Uma das coisas que mais faz nosso tão querido hobby evoluir é que ele tem uma forte tradição oral e escrita. Em geral, o rpgista gosta de conversar sobre o jogo, discutir sobre regras e estilos, de ler infinitos "manuais do mestre" e assistir vídeos e podcasts. Com exceção dos debates desrespeitosos e pouco produtivos, é muito bom que as coisas continuem assim. O RPG vem evoluindo com a troca de ideias entre diferentes estilos, diferentes jogadores e diferentes autores. Por isso,  recomendo de coração que um rpgista nunca use a "diversão" para justificar a estagnação do debate. Todos sabemos que cada mesa faz como quer, que usa e adultera as regras que quiser, que pode se divertir de formas diferentes.
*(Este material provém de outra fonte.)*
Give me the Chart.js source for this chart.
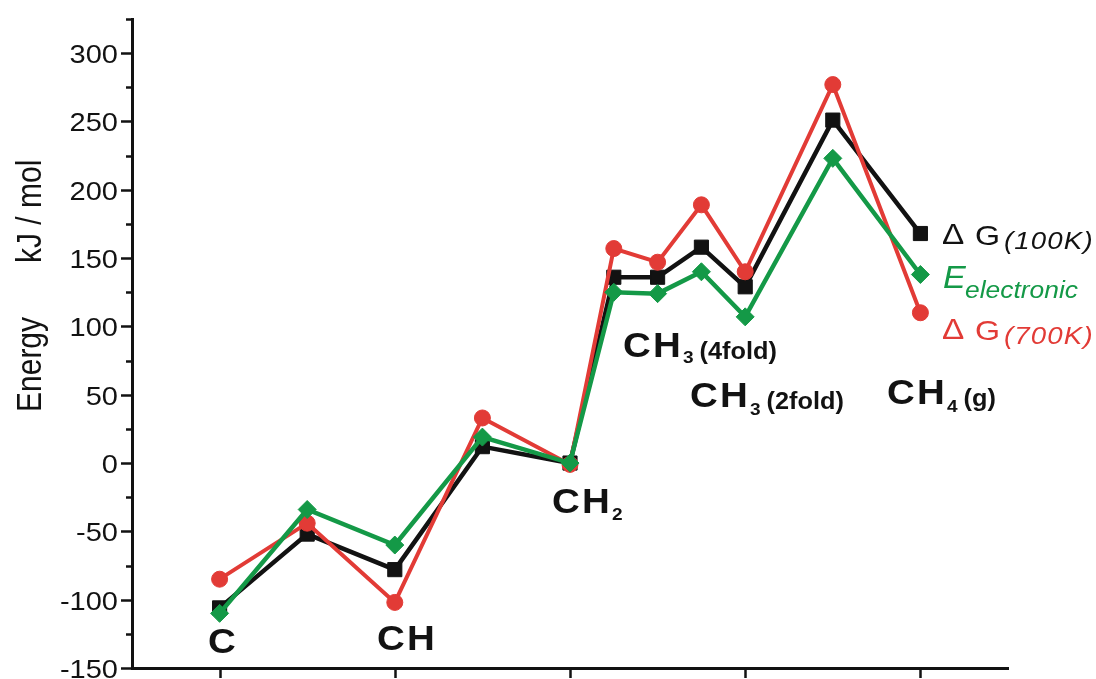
<!DOCTYPE html>
<html><head><meta charset="utf-8">
<script src="https://cdn.jsdelivr.net/npm/chart.js@4/dist/chart.umd.min.js"></script>
<style>html,body{margin:0;padding:0;background:#fff}#wrap{position:relative;width:1096px;height:679px}</style>
</head><body><div id="wrap"><canvas id="c" width="1096" height="679"></canvas></div>
<script>
// ---- data ----
const positions = [0, 1, 2, 3, 4, 4.5, 5, 5.5, 6, 7, 8];
const dG100K    = [-106, -52, -78, 12, 0, 136, 136, 158, 129, 251, 168];
const dG700K    = [-85, -44, -102, 33, -1, 157, 147, 189, 140, 277, 110];
const eElec     = [-110, -34, -60, 19, 0, 125, 124, 140, 107, 223, 138];
const xTickPositions = [0, 2, 4, 6, 8];
const yTickLabels = [-150, -100, -50, 0, 50, 100, 150, 200, 250, 300];
const speciesLabels = [
  {main: 'C',  sub: '',  extra: ''},
  {main: 'CH', sub: '',  extra: ''},
  {main: 'CH', sub: '2', extra: ''},
  {main: 'CH', sub: '3', extra: '(4fold)'},
  {main: 'CH', sub: '3', extra: '(2fold)'},
  {main: 'CH', sub: '4', extra: '(g)'}
];
const seriesNames = ['E electronic', 'ΔG(700K)', 'ΔG(100K)'];

// ---- styles / placement ----
const BLACK = '#121212', RED = '#e23b36', GREEN = '#149947';
const FAM = '"Liberation Sans", Arial, Helvetica, sans-serif';
// anchors in data units (left, baseline)
const speciesAnchors = [
  {x: -0.132, y: -139.1, subDy: 7, exDy: 2},
  {x: 1.797,  y: -136.9, subDy: 7, exDy: 2},
  {x: 3.795,  y: -36.5,  subDy: 7, exDy: 2},
  {x: 4.605,  y: 77.7,   subDy: 6, exDy: 2},
  {x: 5.370,  y: 41.3,   subDy: 8, exDy: 2},
  {x: 7.619,  y: 43.5,   subDy: 8, exDy: 2}
];

function txt(ctx, s, x, y, font, color, sx, align, spacing) {
  ctx.save();
  ctx.font = font; ctx.fillStyle = color; ctx.textBaseline = 'alphabetic';
  ctx.textAlign = align || 'left';
  if (spacing) ctx.letterSpacing = spacing;
  ctx.translate(x, y); ctx.scale(sx, 1);
  ctx.fillText(s, 0, 0);
  const w = ctx.measureText(s).width * sx;
  ctx.restore();
  return w;
}

const decor = {
  id: 'decor',
  afterDraw(chart) {
    const ctx = chart.ctx, xs = chart.scales.x, ys = chart.scales.y;
    const left = chart.chartArea.left, bottom = chart.chartArea.bottom;
    ctx.save();
    ctx.strokeStyle = BLACK; ctx.lineWidth = 2.5;
    // y ticks
    ys.ticks.forEach(t => {
      const py = Math.round(ys.getPixelForValue(t.value)) + 0.5;
      const major = yTickLabels.includes(t.value);
      const len = major ? 11 : 6;
      ctx.beginPath(); ctx.moveTo(left - len, py); ctx.lineTo(left, py); ctx.stroke();
      if (major) txt(ctx, String(t.value), 118, py + 9, '25px ' + FAM, BLACK, 1.16, 'right');
    });
    // x ticks
    xs.ticks.forEach(t => {
      const px = Math.round(xs.getPixelForValue(t.value)) + 0.5;
      ctx.beginPath(); ctx.moveTo(px, bottom); ctx.lineTo(px, bottom + 10); ctx.stroke();
    });
    ctx.restore();

    // y-axis title
    [['Energy', 412], ['kJ / mol', 263]].forEach(([s, y]) => {
      ctx.save();
      ctx.translate(41, y); ctx.scale(1.16, 1); ctx.rotate(-Math.PI / 2);
      ctx.font = '30px ' + FAM; ctx.fillStyle = BLACK; ctx.textAlign = 'left';
      ctx.fillText(s, 0, 0);
      ctx.restore();
    });

    // species labels
    speciesLabels.forEach((l, i) => {
      const a = speciesAnchors[i];
      let x = xs.getPixelForValue(a.x), y = ys.getPixelForValue(a.y);
      x += txt(ctx, l.main, x, y, 'bold 35px ' + FAM, BLACK, 1.1, 'left', '2px');
      if (l.sub) x += txt(ctx, l.sub, x, y + a.subDy, 'bold 17px ' + FAM, BLACK, 1.12) + 1;
      if (l.extra) txt(ctx, l.extra, x + 5, y + a.exDy, 'bold 23px ' + FAM, BLACK, 1.1);
    });

    // series labels at right end
    const lx = xs.getPixelForValue(8.258);
    const yB = ys.getPixelForValue(159.9), yE = ys.getPixelForValue(127.9), yR = ys.getPixelForValue(90);
    txt(ctx, 'Δ', lx - 1, yB - 1, '29px ' + FAM, BLACK, 1.15);
    txt(ctx, 'G', lx + 32, yB, '28px ' + FAM, BLACK, 1.15);
    txt(ctx, '(100K)', lx + 61, yB + 4, 'italic 24px ' + FAM, BLACK, 1.15, 'left', '1px');
    txt(ctx, 'E', lx, yE, 'italic 31px ' + FAM, GREEN, 1.1);
    txt(ctx, 'electronic', lx + 22, yE + 10, 'italic 24px ' + FAM, GREEN, 1.1);
    txt(ctx, 'Δ', lx - 1, yR - 1, '29px ' + FAM, RED, 1.15);
    txt(ctx, 'G', lx + 32, yR, '28px ' + FAM, RED, 1.15);
    txt(ctx, '(700K)', lx + 61, yR + 4, 'italic 24px ' + FAM, RED, 1.15, 'left', '1px');
  }
};

function pts(arr) { return positions.map((x, i) => ({x: x, y: arr[i]})); }

new Chart(document.getElementById('c'), {
  type: 'line',
  data: {
    datasets: [
      {label: seriesNames[0], data: pts(eElec), borderColor: GREEN, backgroundColor: GREEN,
       borderWidth: 4.5, pointStyle: 'rectRot', pointRadius: 9, pointBorderWidth: 1, pointBorderColor: GREEN, tension: 0},
      {label: seriesNames[1], data: pts(dG700K), borderColor: RED, backgroundColor: RED,
       borderWidth: 4, pointStyle: 'circle', pointRadius: 8, pointBorderWidth: 1, pointBorderColor: RED, tension: 0},
      {label: seriesNames[2], data: pts(dG100K), borderColor: BLACK, backgroundColor: BLACK,
       borderWidth: 4.5, pointStyle: 'rect', pointRadius: 10, pointBorderWidth: 1, pointBorderColor: BLACK, tension: 0}
    ]
  },
  options: {
    responsive: false, animation: false, devicePixelRatio: 1,
    layout: {padding: {top: 19, right: 88, left: 0, bottom: 0}},
    plugins: {legend: {display: false}, tooltip: {enabled: false}},
    scales: {
      x: {
        type: 'linear', min: -1, max: 9,
        afterFit(s) { s.height = 7; },
        afterBuildTicks(s) { s.ticks = xTickPositions.map(v => ({value: v})); },
        grid: {display: false, drawTicks: false},
        border: {display: true, color: BLACK, width: 3},
        ticks: {display: false}
      },
      y: {
        type: 'linear', min: -150, max: 325,
        afterFit(s) { s.width = 132; },
        afterBuildTicks(s) {
          const t = [];
          for (let v = s.min; v <= s.max; v += 25) t.push({value: v});
          s.ticks = t;
        },
        grid: {display: false, drawTicks: false},
        border: {display: true, color: BLACK, width: 3},
        ticks: {display: false}
      }
    }
  },
  plugins: [decor]
});
</script>
</body></html>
E é exatamente por isso que o debate aberto e respeitoso se torna tão necessário. E a crítica ao seu estilo de jogo ou ao sistema de regras que você usa pode ajudar a evoluí-lo, mesmo quando você não concorda com ela. Não use o fato de que seu jogo já é divertido como uma barreira para não discutir. Retornando à nossa primeira consulta ao dicionário: leia e discuta sobre o RPG sem deixar a "diversão" ser diversionismo para não refletir.

Mas não seja um babaca

Aconteça o que acontecer, não utilize as reflexões deste artigo para ser um babaca, bem para para aturar um desses. O fato da diversão não ser responsabilidade do Mestre ou de um jogador em particular não significa que não existam posturar que arruinem definitivamente a experiência do jogo. Reprodução de preconceitos como racismo, machismo, lgbtfobia nunca devem ser toleradas. O "jogador" que consciente atrapalha o andamento do jogo extrapolando sua agência para testar a paciência do grupo não precisa estar na sua mesa de jogo. O Mestre tirano que parece extrair prazer em utilizar seu poder fictício para compensar algum problema de autoestima na vida real nao merece sua companhia. Essas sim são experiências que garantem que ninguém vai se divertir numa sessão de RPG.